Haitian-born Canadian Adonis Stevenson defends his World Boxing Council light-heavyweight title for the first time on Saturday when he faces former world champion Tavoris Cloud.

Stevenson, a 36-year-old southpaw, will be counting on hometown advantage in Montreal, having fought all but two of his career fights in the Quebec region. He carries an eight-fight win streak into the matchup.

“I know he has power. He is going to come strong,” Stevenson said. “Whenever he comes, I am knocking him out.”

Stevenson, 21-1 with 18 knockouts, flattened Chad Dawson in only 76 seconds last June to capture his first world title while Cloud, a 31-year-old American who is 24-1 with 19 knockouts, tries to bounce back after the first loss of his career.

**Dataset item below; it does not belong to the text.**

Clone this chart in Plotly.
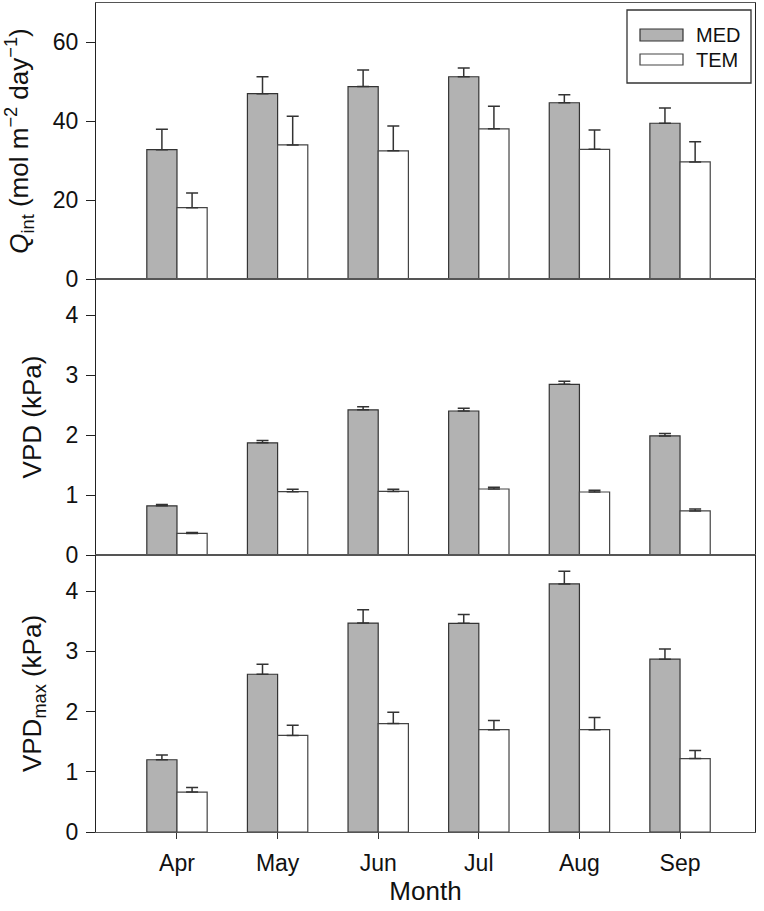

In March Cloud lost a unanimous decision and the International Boxing Federation light-heavyweight crown to 48-year-old Bernard Hopkins, the oldest world champion in boxing history who defends that title next month against German Karo Murat.

“Poor Tavoris Cloud,” Stevenson said. “He’s a good boxer. I respect him. He has got power. But he got beat by 48-year-old Bernard Hopkins. And he’s young. That belt is going to stay in Montreal.”

Cloud took a swipe at Stevenson’s record, saying most of his foes were lackluster and dismissing his fast dispatching of Dawson, who had reclaimed the WBC title in April last year when outpointing Hopkins.

“Adonis Stevenson is a good fighter. He won the championship,” said Cloud. “Now everybody is saying he’s going to knock me out. I don’t see it that way. He hasn’t fought nobody. Everybody told him he’s a knockout artist. He beat Chad Dawson in 76 seconds. That don’t make you a good fighter.

“I’m prepared for whatever might come, boxing, banging, whatever. I’ve trained harder than I have ever trained in my whole life and we’re going home with the belt.”

It has been nearly six years since Stevenson, who left Haiti for Canada at age four, had a fight that went the distance. His only loss came at the hands of American Darnell Boone in 2010, although he avenged that with a sixth round knock-out in March.

“I’m going for the knockout,” Stevenson said. “Sooner or later he will come to me and I will knock him out.”